The UK, with Finland, came joint first in a divorce league table, with 2.8 divorces per 1,000 people per year. This compared with an average of 1.8 divorces per 1,000 people across the EU and a rate of just 0.6 in Luxembourg.

But while other European nations saw an increase in the number of divorces during the 1990s, Britain experienced a decline. The number of British couples divorcing fell from 165,000 in 1993 to 144,600 in 1999, but the slight drop in the divorce rate coincided with a fall in the number of couple getting married.

The figures compiled by the EU's statistical office, Eurostat, also showed that more British babies are born to unmarried couples than in most of the rest of Europe.

In Britain, 39 per cent of births are outside marriage compared with an EU average of 26 per cent. Just 4 per cent of babies in Greece are born outside marriage, with Sweden at the other end of the scale on 55 per cent. Little more than a decade ago, just 27 per cent of babies in Britain were born outside wedlock, but this figure grew steadily throughout the 1990s with the increase in couples who cohabit.

Mary MacLeod, chief executive of the National Family Parenting Institute, said: "The divorce rate in the UK has actually been falling since 1996 but so has the number of marriages.
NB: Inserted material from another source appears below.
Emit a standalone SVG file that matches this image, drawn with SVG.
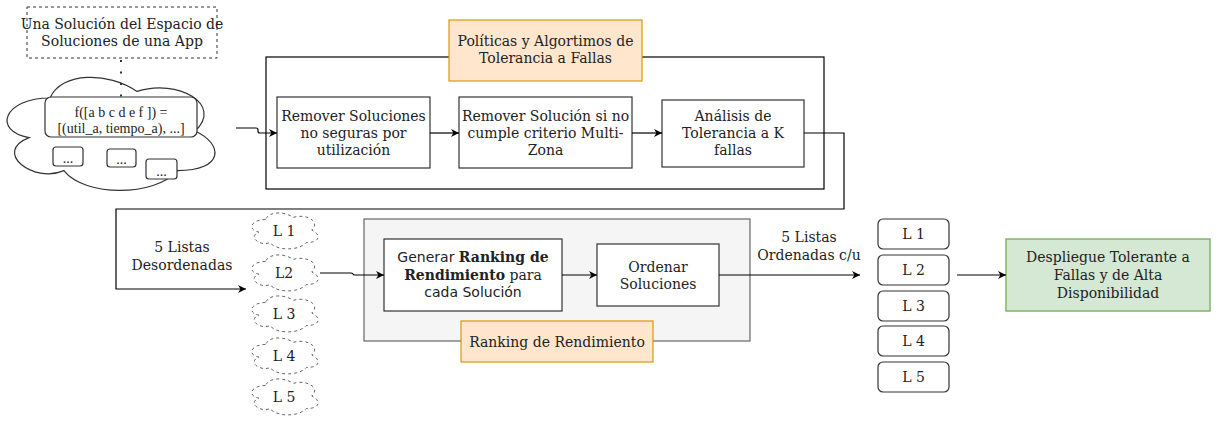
<svg xmlns="http://www.w3.org/2000/svg" width="1222" height="428" viewBox="0 0 1222 428">
<style>
text{font-family:"DejaVu Serif","Liberation Serif",serif;font-size:14px;fill:#222;text-anchor:middle}
.box{fill:#fff;stroke:#333;stroke-width:1.2}
.orange{fill:#ffe6cc;stroke:#d79b00;stroke-width:1.2}
.green{fill:#d5e8d4;stroke:#82b366;stroke-width:1.5}
.grey{fill:#f5f5f5;stroke:#666;stroke-width:1.2}
.cont{fill:none;stroke:#000;stroke-width:1.2}
.conn{fill:none;stroke:#000;stroke-width:1.2}
.times{font-family:"Liberation Serif",serif}
.sans{font-family:"DejaVu Sans",sans-serif}
.dcloud{fill:#fff;stroke:#666;stroke-width:1;stroke-dasharray:3 3}
</style>
<defs>
<marker id="arr" viewBox="0 0 10 10" refX="10" refY="5" markerWidth="8" markerHeight="8" markerUnits="userSpaceOnUse" orient="auto">
<path d="M0,0 L10,5 L0,10 L3,5 z" fill="#000"/>
</marker>
<path id="smallcloud" d="M18.5 10.5 C3.7 10.5 0 21 11.84 23.1 C0 27.72 13.32 37.8 22.94 33.6 C29.6 42 51.8 42 59.2 33.6 C74 33.6 74 25.2 64.75 21 C74 12.6 59.2 4.2 46.25 8.4 C37 2.1 22.2 2.1 18.5 10.5 Z"/>
</defs>

<g id="solucion-app">
<rect x="27" y="7" width="190" height="51" fill="#fff" stroke="#333" stroke-width="1" stroke-dasharray="3 3"/>
<text x="122" y="29" font-size="11">Una Solución del Espacio de</text>
<text x="122" y="46" font-size="11">Soluciones de una App</text>
</g>

<g id="espacio-cloud">
<path d="M50 98 C3.6 98 -8 131 29.1 137.6 C-8 152.1 33.8 183.8 63.9 170.6 C84.8 197 154.4 197 177.6 170.6 C224 170.6 224 144.2 195 131 C224 104.6 177.6 78.2 137 91.4 C108 71.6 61.6 71.6 50 98 Z" fill="#fff" stroke="#333" stroke-width="1.2"/>
<line x1="121" y1="60" x2="121" y2="97" stroke="#333" stroke-width="2" stroke-dasharray="2 9.5"/>
<rect x="45" y="97" width="152" height="40" rx="6" class="box"/>
<text class="times" x="121" y="117" font-size="15.5">f([a b c d e f ]) =</text>
<text class="times" x="121" y="133" font-size="15.5">[(util_a, tiempo_a), ...]</text>
<rect x="53" y="147" width="30" height="19" rx="3" class="box"/>
<text class="times" x="68" y="163" font-size="17">...</text>
<rect x="107" y="149" width="29" height="18" rx="3" class="box"/>
<text class="times" x="121.5" y="164" font-size="17">...</text>
<rect x="146" y="159" width="31" height="20" rx="3" class="box"/>
<text class="times" x="161.5" y="176" font-size="17">...</text>
</g>

<g id="politicas">
<rect x="266" y="57" width="558" height="132" class="cont"/>
<rect x="449" y="20" width="193" height="61" class="orange"/>
<text x="545.5" y="46">Políticas y Algortimos de</text>
<text x="545.5" y="63">Tolerancia a Fallas</text>
</g>

<g id="remover-soluciones">
<rect x="277" y="97" width="153" height="71" class="box"/>
<text x="353.5" y="121">Remover Soluciones</text>
<text x="353.5" y="138">no seguras por</text>
<text x="353.5" y="155">utilización</text>
</g>

<g id="remover-multizona">
<rect x="459" y="97" width="173" height="71" class="box"/>
<text x="545.5" y="121">Remover Solución si no</text>
<text x="545.5" y="138">cumple criterio Multi-</text>
<text x="545.5" y="155">Zona</text>
</g>

<g id="analisis">
<rect x="662" y="100" width="142" height="67" class="box"/>
<text x="733" y="121">Análisis de</text>
<text x="733" y="138">Tolerancia a K</text>
<text x="733" y="155">fallas</text>
</g>

<g id="label-desordenadas">
<text x="182" y="252">5 Listas</text>
<text x="182" y="270">Desordenadas</text>
</g>

<g id="listas-desordenadas">
<use href="#smallcloud" x="247" y="209" class="dcloud"/>
<text x="284" y="236">L 1</text>
<use href="#smallcloud" x="247" y="251" class="dcloud"/>
<text x="284" y="278">L2</text>
<use href="#smallcloud" x="247" y="292" class="dcloud"/>
<text x="284" y="319">L 3</text>
<use href="#smallcloud" x="247" y="334" class="dcloud"/>
<text x="284" y="361">L 4</text>
<use href="#smallcloud" x="247" y="375" class="dcloud"/>
<text x="284" y="402">L 5</text>
</g>

<g id="ranking">
<rect x="364" y="219" width="386" height="122" class="grey"/>
<rect x="461" y="321" width="192" height="41" class="orange"/>
<text x="557" y="346.5">Ranking de Rendimiento</text>
</g>

<g id="generar">
<rect x="384" y="239" width="178" height="72" class="box"/>
<text x="473" y="262"><tspan class="sans">Generar </tspan><tspan font-weight="bold">Ranking de</tspan></text>
<text x="473" y="280"><tspan font-weight="bold">Rendimiento</tspan> para</text>
<text x="473" y="297" class="sans">cada Solución</text>
</g>

<g id="ordenar">
<rect x="597" y="244" width="122" height="62" class="box"/>
<text x="658" y="271.5">Ordenar</text>
<text x="658" y="288.5">Soluciones</text>
</g>

<g id="label-ordenadas">
<text x="809" y="242">5 Listas</text>
<text x="809" y="260">Ordenadas c/u</text>
</g>

<g id="listas-ordenadas">
<rect x="878" y="219" width="71" height="30" rx="5" class="box"/>
<text x="913.5" y="239">L 1</text>
<rect x="878" y="255" width="71" height="30" rx="5" class="box"/>
<text x="913.5" y="275">L 2</text>
<rect x="878" y="291" width="71" height="30" rx="5" class="box"/>
<text x="913.5" y="311">L 3</text>
<rect x="878" y="326" width="71" height="30" rx="5" class="box"/>
<text x="913.5" y="346">L 4</text>
<rect x="878" y="362" width="71" height="30" rx="5" class="box"/>
<text x="913.5" y="382">L 5</text>
</g>

<g id="despliegue">
<rect x="1006" y="239" width="204" height="72" class="green"/>
<text x="1108" y="262">Despliegue Tolerante a</text>
<text x="1108" y="280">Fallas y de Alta</text>
<text x="1108" y="298">Disponibilidad</text>
</g>

<g id="connectors">
<path class="conn" d="M236 128 H256 Q258 128 258 130 V131 Q258 133 260 133 H277" marker-end="url(#arr)"/>
<path class="conn" d="M430 133 H459" marker-end="url(#arr)"/>
<path class="conn" d="M632 133 H662" marker-end="url(#arr)"/>
<path class="conn" d="M804 133 H844 V209 H116 V289 H246" marker-end="url(#arr)"/>
<path class="conn" d="M320 273 H351 Q353 273 353 274 Q353 275 355 275 H384" marker-end="url(#arr)"/>
<path class="conn" d="M562 275 H597" marker-end="url(#arr)"/>
<path class="conn" d="M719 275 H860" marker-end="url(#arr)"/>
<path class="conn" d="M957 275 H1006" marker-end="url(#arr)"/>
</g>
</svg>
The general trend across the European Union is for fewer marriages and more divorces. People are also getting married and having their first child later. However, marriage is still extremely popular in the EU: more than 90 per cent of couples are married."

The Eurostat report also reveals that Britain spends less than most other EU nations on health, with only Ireland, Portugal, Spain and Greece spending less per head of population. Expressed in terms of a "purchasing power" index, the EU average for health expenditure is 1,768. Greece, at 1,167, has the lowest expenditure, with Germany spending most at 2,424. Britain's rating is 1,461. In America, the rating is 2,794.

The survey shows that 40 per cent of British people have mobile phones, a huge increase on the 1995 figure of just under 10 per cent. Finland has the EU's highest rate of mobile phone ownership at 67 per cent.